Some people may even have a form of anxiety related to social media, constantly checking to see other people’s reactions to what they post. But post too often and you’re likely to turn off the people in your feed, some of whom may only know you professionally or as a loose acquaintance.
“If you’re posting more than three times a day on Facebook, you’re going to irritate people,” Spira said, adding that the rule can stretch a bit on other platforms like Twitter and Instagram. “If one friend is hogging your entire feed, you might unfriend that person because that’s not why you joined.”
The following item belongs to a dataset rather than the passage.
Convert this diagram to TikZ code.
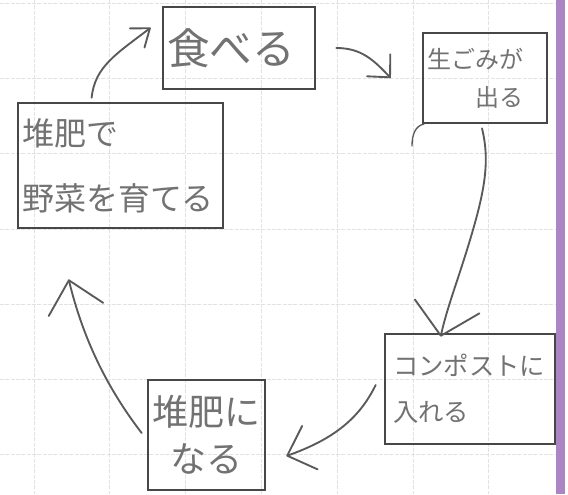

With that in mind, here are a few quick tips for sharing without oversharing:
Please, no bikini pics. Just because Rihanna does it, doesn’t mean your friends and family will appreciate yours, said Spira. Constantly evolving privacy settings mean there’s plenty of room for error in locking down that flexing-in-the-bathroom-mirror pic, even for the tech-savvy. “If you don’t think your parents, children or boss should see it, then don’t post it,” Spira advised.
If you’re in a relationship, have the social media talk. Talk to your partner and make sure you’re on the same digital page, said Spira, adding that women in general are more comfortable with frequent posts than men. Keep in mind that your photos may be accessible to your partner’s friends and family as well as yours, and that “harmless” pic of you planting a smooch on your BFF could easily be misinterpreted. Above all, listen to your significant other and respect their wishes. “It’s not worth a breakup because you want to post your latest whereabouts,” Spira said.
If it really is a milestone, by all means, share. Refraining from posting that “I’m sooo tired!” selfie from your morning commute will make the special events — your wedding day, or that time you ran into Ryan Gosling at the coffee shop — stand out more. “If you have something truly amazing post away, because those are milestone events where people want to cheer you on,” Spira said.
Have you ever unfollowed someone for posting too many selfies? Do you think they’ve ever harmed your relationships? Which celebs do you think need to put the camera phones down ASAP?